This very interesting article is from Cnngo by Virginia Lau entitled “12 things about tea your local dim sum restaurateur won’t tell you” (dated 7 Oct 2010). The writer interviewed Master Leung Ka-Dong who had been working at Ying Kee Tea House for almost 40 Years.
"What type of tea do you usually order when you eat dim sum?" asks Ying Kee Tea House Master Leung Ka-Dong (梁家棟).
"I usually order white hair peony because my family always orders it," I reply.
"Did you know that almost all restaurants mix their white teas with black to to add flavor and color?" he says.
No, I did not know that. I did not know that it's only in the recent 50 to 60 years that white, green and pu-erh have become Hong Kong's most popular teas either.
With a richer economy, Hong Kong people stirred away from simple black teas from India and Sri Lanka and began to enjoy tea for various health reasons or collect pu-erh tea like wine.

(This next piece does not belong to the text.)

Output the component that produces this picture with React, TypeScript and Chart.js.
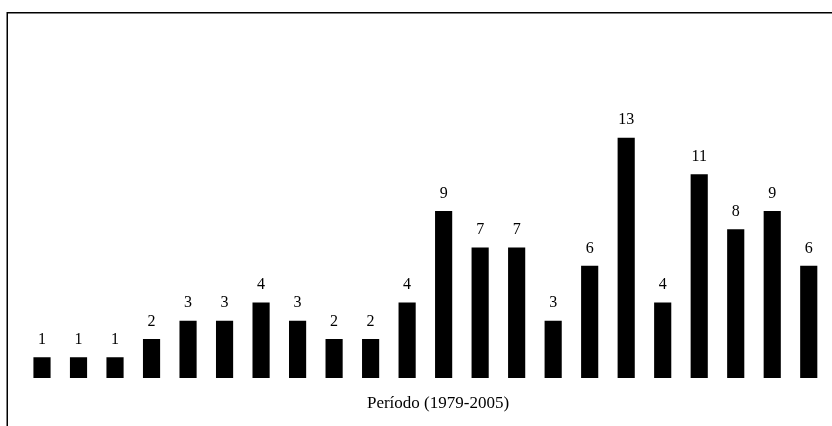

Thanks to Master Leung, who has worked at Ying Kee Tea House since the early 1970s, I now know a little more about how to appreciate Chinese tea.
Here are 12 things he told me about tea that no restaurateur would have:
1. Never drink tea on an empty stomach
Always drink tea during or after a meal. Our stomachs are acidic and tea is alkalizing.
Acid and alkaline combined have a bloating effect.
2. Drink white tea if you are a smoker
White tea is really good for the lungs and throat, so it is especially beneficial for smokers.
A cup of white peony tea helps clear all the phlegm in our throats and cures coughs.
3. You won’t be able to tell the quality of white tea by its color
Most restaurants mix white peony tea with black tea to add color and flavor because customers generally prefer tea that tastes richer and looks darker in color.
Pure white tea itself has hardly any flavor or color compared to other teas.
4. Only fine dining Chinese restaurants serve screw shaped green tea
Genuine screw shaped green tea is the highest grade of green tea and the most expensive. At Ying Kee Tea House, it sells at HK$5,067 per kilogram (HK$380 per 75 gram bag). Produced only in Jiangsu Province’s Dong Ting Mountain, it’s also the rarest green tea in China, producing only about 1,000 kilograms a year.
It must be consumed fresh, within a year after picking the tea leaves. Screw shaped green tea of higher quality is best consumed within six months even. If it is tasteless, solvent or extremely bitter, that means it has already gone bad.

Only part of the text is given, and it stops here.